The State vs. Hezbollah: Avoiding a Repeat of the Munich Agreement Mistake
©Al-Markazia

This chapter in Europe’s history, on the eve of World War II, is familiar to most. It’s often held up as a textbook case of the risks of trying to appease an adversary who, from the outset, had embraced an uncompromisingly aggressive stance — regardless of the concessions offered. The reference is unmistakable: the infamous Munich Agreement of September 1938. In an effort to placate Hitler and spare the continent another war, British Prime Minister Neville Chamberlain and French Prime Minister Édouard Daladier signed the Munich Agreement with the Nazi leader on September 30, 1938. Under its terms, Czechoslovakia was forced to cede part of its territory — the Sudetenland — which Hitler had claimed.

The agreement drew sharp criticism from Winston Churchill, who delivered his now-famous rebuke to Chamberlain on October 5, 1938: “You were given the choice between war and dishonor. You chose dishonor — and you will have war.”

One might be tempted to draw a parallel between that historical episode and the notably conciliatory approach taken by Lebanon’s leadership amid the current crisis sparked by Hezbollah. Not that President Joseph Aoun and Prime Minister Nawaf Salam have chosen dishonor — far from it. In their public statements, they have repeatedly and unequivocally reaffirmed their firm stance: Hezbollah’s weapons must ultimately be handed over to the state, and the authority over decisions of war and peace must lie solely with the Council of Ministers.

Today, the problem lies in the path the regime seems to be taking to put its stated principles into practice. It seeks to project that it has chosen “dialogue” with Hezbollah — a policy of “appeasement” reminiscent of Chamberlain and Daladier’s approach — in a bid to avoid conflict with the Shia militia. Yet, this complacency only postpones and deepens the crisis, as it is viewed by the pro-Iranian party as a sign of weakness. This grants Hezbollah a golden opportunity to toughen its stance even further and, in a well-worn tactic, brandish the threat of civil war if the regime resists its demands.

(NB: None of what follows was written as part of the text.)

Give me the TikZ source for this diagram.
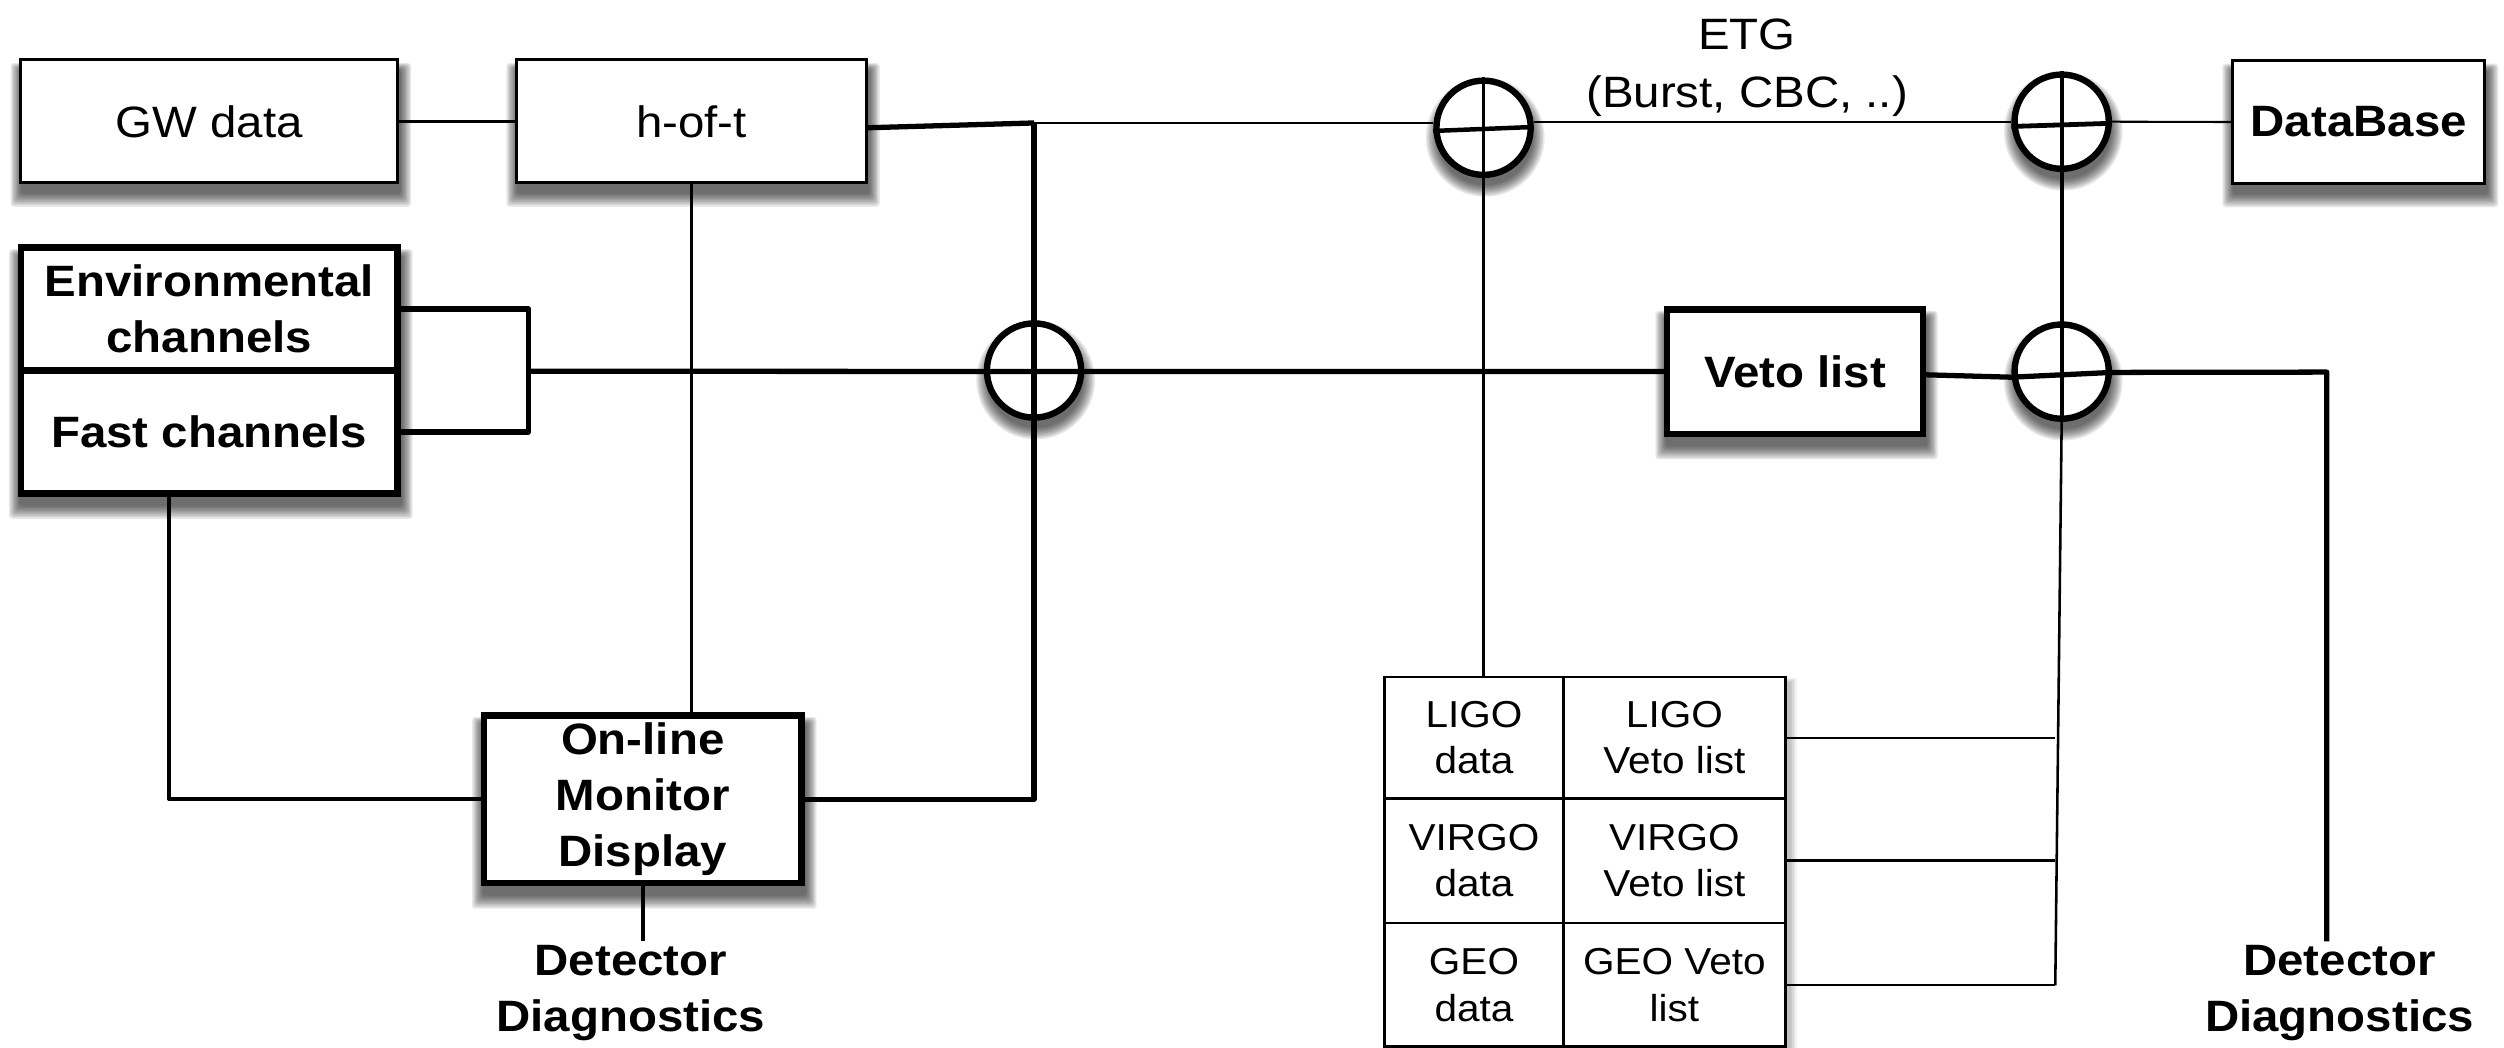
\documentclass[tikz,border=0pt]{standalone}
\usepackage{fontspec}
\setmainfont{Liberation Sans}[FakeStretch=1.08]
\usetikzlibrary{calc}
\pgfdeclarelayer{bglayer}
\pgfdeclarelayer{shdlayer}
\pgfsetlayers{bglayer,shdlayer,main}
\newcommand{\fmain}{\fontsize{27.5}{35}\selectfont}
\newcommand{\fetg}{\fontsize{27.5}{36}\selectfont}
\newcommand{\ftab}{\fontsize{23.5}{29}\selectfont}
% layered soft shadow under a rectangle given by its south-west and north-east corners
\newcommand{\dropshd}[2]{%
  \begin{pgfonlayer}{shdlayer}
    \foreach \s in {0,...,8}{%
      \fill[black,opacity=0.085,rounded corners=2pt]
        ($(#1)+({1-0.8*\s},{6+\s})$) rectangle ($(#2)+({1+0.8*\s},{7-0.5*\s})$);
    }
  \end{pgfonlayer}}
% layered soft shadow under a circular node
\newcommand{\circshd}[1]{%
  \begin{pgfonlayer}{shdlayer}
    \foreach \s in {0,...,8}{%
      \fill[black,opacity=0.085] ($(#1.center)+(1,6)$) circle ({30+0.9*\s});
    }
  \end{pgfonlayer}}
\begin{document}
\begin{tikzpicture}[x=1pt,y=-1pt,
  box/.style={draw,fill=white,line width=2pt,inner sep=0pt,align=center,font=\fmain},
  hbox/.style={box,line width=4pt,font=\fmain\bfseries},
  sumnode/.style={circle,draw,fill=white,line width=4pt,minimum size=59pt,inner sep=0pt},
  cell/.style={draw,line width=1.7pt,inner sep=0pt,align=center,font=\ftab},
  lab/.style={align=center,font=\fmain\bfseries,inner sep=2pt},
  lthin/.style={line width=1.3pt},
  lfine/.style={line width=1.6pt},
  lmed/.style={line width=2.3pt},
  lthk/.style={line width=3.3pt}
]
\useasboundingbox (0,0) rectangle (1568,656);
\begin{pgfonlayer}{bglayer}
\fill[white] (0,0) rectangle (1568,656);
\end{pgfonlayer}

% boxes
\node[box,minimum width=236pt,minimum height=77pt] (gw) at (131,76) {GW data};
\node[box,minimum width=219pt,minimum height=77pt] (hoft) at (433,76) {h-of-t};
\node[hbox,minimum width=236pt,minimum height=77pt] (env) at (131,193.5) {Environmental\\channels};
\node[hbox,minimum width=236pt,minimum height=77pt] (fast) at (131,270.5) {Fast channels};
\node[hbox,minimum width=199pt,minimum height=105pt] (mon) at (402.5,500.5) {On-line\\Monitor\\Display};
\node[hbox,minimum width=160pt,minimum height=78pt] (veto) at (1124,232.7) {Veto list};
\node[box,font=\fmain\bfseries,minimum width=158pt,minimum height=77pt] (db) at (1477,76.4) {DataBase};

% summing junctions
\node[sumnode] (c1) at (929,80) {};
\node[sumnode] (c2) at (1291,76.2) {};
\node[sumnode] (c3) at (1291,232.7) {};
\node[sumnode] (c4) at (647.5,232) {};

% table
\node[fill=white,minimum width=251pt,minimum height=231.5pt,inner sep=0pt] (tab) at (992.5,539.75) {};
\node[cell,minimum width=112pt,minimum height=76pt] (t11) at (923,462) {LIGO\\data};
\node[cell,minimum width=139pt,minimum height=76pt] (t12) at (1048.5,462) {LIGO\\Veto list};
\node[cell,minimum width=112pt,minimum height=78pt] (t21) at (923,539) {VIRGO\\data};
\node[cell,minimum width=139pt,minimum height=78pt] (t22) at (1048.5,539) {VIRGO\\Veto list};
\node[cell,minimum width=112pt,minimum height=77.5pt] (t31) at (923,616.75) {GEO\\data};
\node[cell,minimum width=139pt,minimum height=77.5pt] (t32) at (1048.5,616.75) {GEO Veto\\list};

% shadows
\dropshd{gw.south west}{gw.north east}
\dropshd{hoft.south west}{hoft.north east}
\dropshd{fast.south west}{env.north east}
\dropshd{mon.south west}{mon.north east}
\dropshd{veto.south west}{veto.north east}
\dropshd{db.south west}{db.north east}
\circshd{c1}\circshd{c2}\circshd{c3}\circshd{c4}
\begin{pgfonlayer}{shdlayer}
  \foreach \s in {0,...,4}{%
    \fill[black,opacity=0.05] ($(tab.south west)+({3-\s},{2+\s})$) rectangle ($(tab.north east)+({3+\s},{3-0.5*\s})$);
  }
\end{pgfonlayer}

% labels
\node[align=center,font=\fetg,inner sep=2pt] (etg) at (1094,42.3) {ETG\\(Burst, CBC, ..)};
\node[lab] (ddl) at (395,621.6) {Detector\\Diagnostics};
\node[lab] (ddr) at (1465,621.6) {Detector\\Diagnostics};

% helper coordinates
\coordinate (j1) at (647.5,77);
\coordinate (brx) at (331,232.5);
\coordinate (m1) at (106,500.5);
\coordinate (ddc) at (1457,233);
\coordinate (vb) at (1287,617);

% connectors
\draw[line width=2pt] (gw.east) -- (hoft.west);
\draw[lthk] ($(hoft.east)+(0,4)$) -- (j1);
\draw[lthin] (j1) -- (c1.west |- j1);
\draw[line width=2.8pt] ($(c1.west)+(0,2)$) -- ($(c1.east)+(0,-0.5)$);
\draw[lthin] (c1.east |- c2.west) -- (c2.west);
\draw[lfine] (c1.north) -- (c1.north |- tab.north);
\draw[line width=3pt] ($(c2.west)+(0,3)$) -- ($(c2.east)+(0,1)$);
\draw[lthin] (c2.east) -- (db.west);
\draw[lmed] (c2.north) -- (c3.south);
\draw[lfine] (c3.south) -- (vb);
\draw[lfine] (t12.east) -- (t12.east -| vb);
\draw[lfine] (t22.east) -- (t22.east -| vb);
\draw[lfine] (t32.east) -- (t32.east -| vb);
\draw[lthk,line join=round] ($(veto.east)+(0,2)$) -- ($(c3.west)+(0,3.5)$) -- ($(c3.east)+(0,0.5)$) -- (ddc) -- (ddc |- ddr.north);
\draw[lthk,line join=round] (env.east) -- (env.east -| brx) -- (fast.east -| brx) -- (fast.east);
\draw[lthk] (brx) -- (veto.west);
\draw[lthk,line join=round] (j1) -- (j1 |- mon.east) -- (mon.east);
\draw[lmed] (hoft.south) -- (hoft.south |- mon.north);
\draw[lmed,line join=round] (fast.south -| m1) -- (m1) -- (mon.west);
\draw[lmed] (mon.south) -- (mon.south |- ddl.north);
\end{tikzpicture}
\end{document}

Above all, the policy of “appeasement” hides a simple truth: any “dialogue” with Hezbollah over the fate of its military arsenal is pure fantasy and a complete waste of time for the government. This so-called dialogue has dragged on since 2006 without producing any results. This is hardly surprising given that the decision to hand over — or retain — Hezbollah’s weapons lies solely with Iran’s Supreme Leader, Ali Khamenei. His strategic choices, especially regarding Lebanon, are driven by Iran’s national interests and the regime’s geopolitical calculations. Any concession or leniency toward Tehran’s Lebanese proxy will only fuel the militia’s radicalization and pull the central government further into destructive passivity.

If the solution hinges on Hezbollah’s goodwill, then clearly the key lies in Tehran. However, for any approach to be truly effective and exert the necessary influence on Lebanon’s political landscape, the long-standing issue stemming from the clerical regime’s aggressive and destabilizing strategy — a form of Levantine-style annexation — must be resolved decisively and permanently. This calls on regional and international decision-makers to take bold, direct action to confront the root cause of the problem.

Waiting for a final solution to emerge from abroad at an uncertain time would weaken the legitimacy the regime has held since its early days and condemn the Lebanese once again to being pawns in the regional power play — inevitably accelerating the gradual erosion of central state authority in favor of the militia-run mini-state.

If the regime genuinely seeks to translate the sovereigntist principles set forth in the president’s inauguration address and the government’s policy declaration into reality, it cannot afford to wait for Hezbollah’s cooperation. It must assert its authority, take the initiative and impose its own agenda — on its own terms and timeline — on the pro-Iranian party. In this endeavor, it enjoys strong support from the international community — led by the United States, the European Union and the Gulf states — and, most significantly, the unwavering backing of no less than eighty percent of Lebanese citizens, both inside the country and abroad.

Instead, Hezbollah must conform to the demands of the central government — not the other way around. Any other approach would be a mere façade, paving the way for endless rumors and speculation about the true motives of the current regime.